Nuansa Indonesia artists at Taman Ismail Marzuki, Jakarta (1988)
Page 5 of 5
Thus, for the critic, it is easier to write about someone whose work you have come to know fairly well, and for the collector it is perhaps more tempting to buy the work of someone that you have developed a liking for over time. And for the regular art public, following someone through time and artistic changes is like peeking over their shoulder or riding on their coat-tails as they set out on the journey of creativity.

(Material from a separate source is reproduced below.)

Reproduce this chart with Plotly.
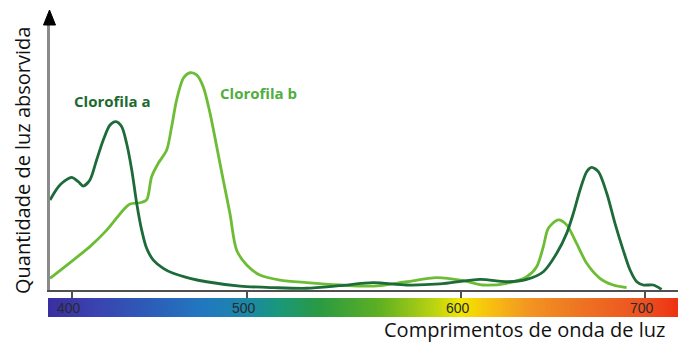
import numpy as np
import plotly.graph_objects as go

# ---------------- data ----------------
CHL_A_NM = [388.5, 393.7, 399.8, 403.3, 405.9, 409.4, 412.9, 416.4, 419.9, 423.0, 426.0, 428.6,
            431.3, 433.9, 436.5, 439.1, 442.6, 447.8, 453.0, 461.8, 470.5, 488.0, 505.4, 522.9,
            540.3, 557.6, 575.2, 592.7, 613.6, 627.6, 638.1, 646.8, 653.8, 659.0, 662.5, 666.0,
            669.5, 672.1, 675.6, 680.0, 684.3, 688.6, 692.2, 695.7, 699.1, 704.4, 708.7]
CHL_A_ABS = [41.5, 48.4, 51.9, 49.9, 47.9, 50.7, 59.9, 69.1, 76.0, 77.6, 75.3, 67.6,
             55.3, 39.9, 27.6, 19.2, 13.8, 10.0, 7.7, 5.4, 3.8, 1.8, 1.1, 0.8,
             2.0, 3.4, 2.3, 2.8, 4.9, 3.8, 4.9, 8.4, 16.9, 26.1, 35.3, 46.1,
             54.5, 56.5, 54.5, 44.6, 30.7, 18.4, 9.2, 3.8, 2.3, 2.3, 0.3]

CHL_B_NM = [388.5, 400.7, 409.4, 418.2, 426.9, 430.4, 435.6, 439.1, 441.7, 445.2, 449.6, 452.2,
            454.8, 458.3, 461.8, 465.3, 468.7, 472.3, 475.8, 479.2, 482.7, 486.2, 491.5, 498.4,
            508.9, 522.9, 540.3, 557.8, 575.2, 590.9, 604.9, 615.3, 627.6, 638.1, 643.3, 646.8,
            649.4, 654.6, 659.0, 664.2, 669.5, 676.4, 683.4, 690.4]
CHL_B_ABS = [5.4, 13.8, 20.0, 27.6, 36.9, 39.6, 40.2, 41.5, 52.2, 58.4, 64.5, 75.3,
             87.6, 97.6, 100.1, 99.1, 93.7, 81.4, 66.0, 50.7, 35.3, 18.4, 11.5, 6.9,
             4.6, 3.4, 2.3, 1.8, 3.8, 5.7, 4.3, 2.3, 3.1, 6.1, 10.7, 20.0,
             28.4, 32.3, 30.0, 21.5, 12.3, 5.4, 2.3, 1.1]

TICK_POS = [400, 491.6, 603.7, 700]
TICK_LABELS = ["400", "500", "600", "700"]

SPECTRUM_NM = [387.5, 414.7, 440.8, 467.0, 491.6, 508.9, 529.8, 561.3, 587.4, 603.7,
               618.8, 639.8, 666.0, 700.0, 717.3]
SPECTRUM_COLORS = ["#3a2ea0", "#3a45b0", "#2c5db8", "#2276c0", "#1a88a8", "#1a9878",
                   "#2a9a42", "#5fb022", "#b4d012", "#f0e600", "#f8c010", "#f29422",
                   "#ee7422", "#ec5020", "#ee3212"]

SERIES_NAMES = ["Clorofila a", "Clorofila b"]
X_TITLE = "Comprimentos de onda de luz"
Y_TITLE = "Quantidade de luz absorvida"

# ---------------- styling ----------------
DARK = "#1d6b38"
LIGHT = "#6cbd35"
FONT = "Open Sans"

X_MIN, X_MAX = 388.5, 717.3
Y_MAX = 122.1

fig = go.Figure()

fig.add_trace(go.Scatter(x=CHL_B_NM, y=CHL_B_ABS, mode="lines", name=SERIES_NAMES[1],
                         line=dict(color=LIGHT, width=2.8, shape="spline", smoothing=0.8),
                         hoverinfo="skip", xaxis="x", yaxis="y"))
fig.add_trace(go.Scatter(x=CHL_A_NM, y=CHL_A_ABS, mode="lines", name=SERIES_NAMES[0],
                         line=dict(color=DARK, width=2.8, shape="spline", smoothing=0.8),
                         hoverinfo="skip", xaxis="x", yaxis="y"))

# spectrum strip
zmin, zmax = SPECTRUM_NM[0], SPECTRUM_NM[-1]
cscale = [[(v - zmin) / (zmax - zmin), c] for v, c in zip(SPECTRUM_NM, SPECTRUM_COLORS)]
strip_x = np.arange(387.5, 718.0, 1.0)
fig.add_trace(go.Heatmap(x=strip_x, y=[0.5], z=[strip_x], colorscale=cscale,
                         zmin=zmin, zmax=zmax, showscale=False, hoverinfo="skip",
                         xaxis="x2", yaxis="y2"))

W, H = 678, 344
ML, MR, MT, MB = 48, 0, 25, 0
PW, PH = W - ML - MR, H - MT - MB


def py(p):  # pixel row -> paper y
    return (H - MB - p) / PH


def px(p):  # pixel column -> paper x
    return (p - ML) / PW


annotations = []
for pos, lab in zip(TICK_POS, TICK_LABELS):
    annotations.append(dict(x=pos, y=0.5, xref="x2", yref="y2", text=lab, showarrow=False,
                            xshift=-3, font=dict(family="Liberation Sans", size=14, color="#2a2a2a")))

annotations += [
    dict(x=399.8, y=87.3, xref="x", yref="y", text="<b>" + SERIES_NAMES[0] + "</b>",
         showarrow=False, xanchor="left", yanchor="middle",
         font=dict(family=FONT, size=15, color="#1c6a2e")),
    dict(x=476.4, y=90.6, xref="x", yref="y", text="<b>" + SERIES_NAMES[1] + "</b>",
         showarrow=False, xanchor="left", yanchor="middle",
         font=dict(family=FONT, size=15, color="#4fae3e")),
    dict(x=px(383), y=py(343.5), xref="paper", yref="paper", text=X_TITLE, showarrow=False,
         xanchor="left", yanchor="bottom", borderpad=0,
         font=dict(family=FONT, size=20, color="#111111")),
    dict(x=px(22), y=py(161), xref="paper", yref="paper", text=Y_TITLE, showarrow=False,
         textangle=-90, xanchor="center", yanchor="middle",
         font=dict(family=FONT, size=20, color="#111111")),
]

shapes = [dict(type="path", xref="paper", yref="paper",
               path=f"M {px(43.5)},{py(25)} L {px(49.5)},{py(10)} L {px(55.5)},{py(25)} Z",
               fillcolor="black", line=dict(color="black", width=1))]

fig.update_layout(
    width=W, height=H,
    margin=dict(l=ML, r=MR, t=MT, b=MB),
    paper_bgcolor="white", plot_bgcolor="white",
    showlegend=False,
    xaxis=dict(domain=[px(50), 1], range=[X_MIN, X_MAX], showgrid=False, zeroline=False,
               showline=True, linecolor="#505050", linewidth=1.5,
               ticks="outside", tickvals=TICK_POS, ticklen=7, tickwidth=1.5, tickcolor="#505050",
               showticklabels=False, anchor="y", fixedrange=True),
    yaxis=dict(domain=[py(290), 1], range=[0, Y_MAX], showgrid=False, zeroline=False,
               showline=True, linecolor="#8a8a8a", linewidth=2.5, showticklabels=False,
               ticks="", anchor="x", fixedrange=True),
    xaxis2=dict(domain=[0, 1], range=[387.45, X_MAX], showgrid=False,
                zeroline=False, showline=False, showticklabels=False, ticks="",
                anchor="y2", fixedrange=True),
    yaxis2=dict(domain=[py(317), py(298)], range=[0, 1], showgrid=False, zeroline=False,
                showline=False, showticklabels=False, ticks="", anchor="x2", fixedrange=True),
    annotations=annotations,
    shapes=shapes,
)

fig.write_html("out.html", config={"displayModeBar": False},
               post_script="document.body.style.margin='0';document.body.style.overflow='hidden';")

So what we had seen, really, with this Nuansa Indonesia exhibition, was just the beginning of the hopefully long lifespan of a dynamic group of women, who as artists take the business of their professional development and increased creative depth very seriously. For that reason, it will be interesting to follow Nuansa Indonesia in its growth, representing as it does a forum for women who define themselves not first and foremost as women, but choose to operate with— and manage to juggle— multiple definitions of self and roles— among which the role of artist takes a prominent place.
For a woman to choose to become a painter in Indonesia today it is still difficult if she also wants to combine this with family life. She either has to have a fairly stubborn and determined character, or an extremely supportive husband, because societal support for such a decision is scant.
Consisting as it does of strong and dedicated individuals, Nuansa Indonesia also offers a kaleidoscopic introduction to artists whose careers will also need to be followed individually as they go about enriching the Indonesian art scene in the years to come.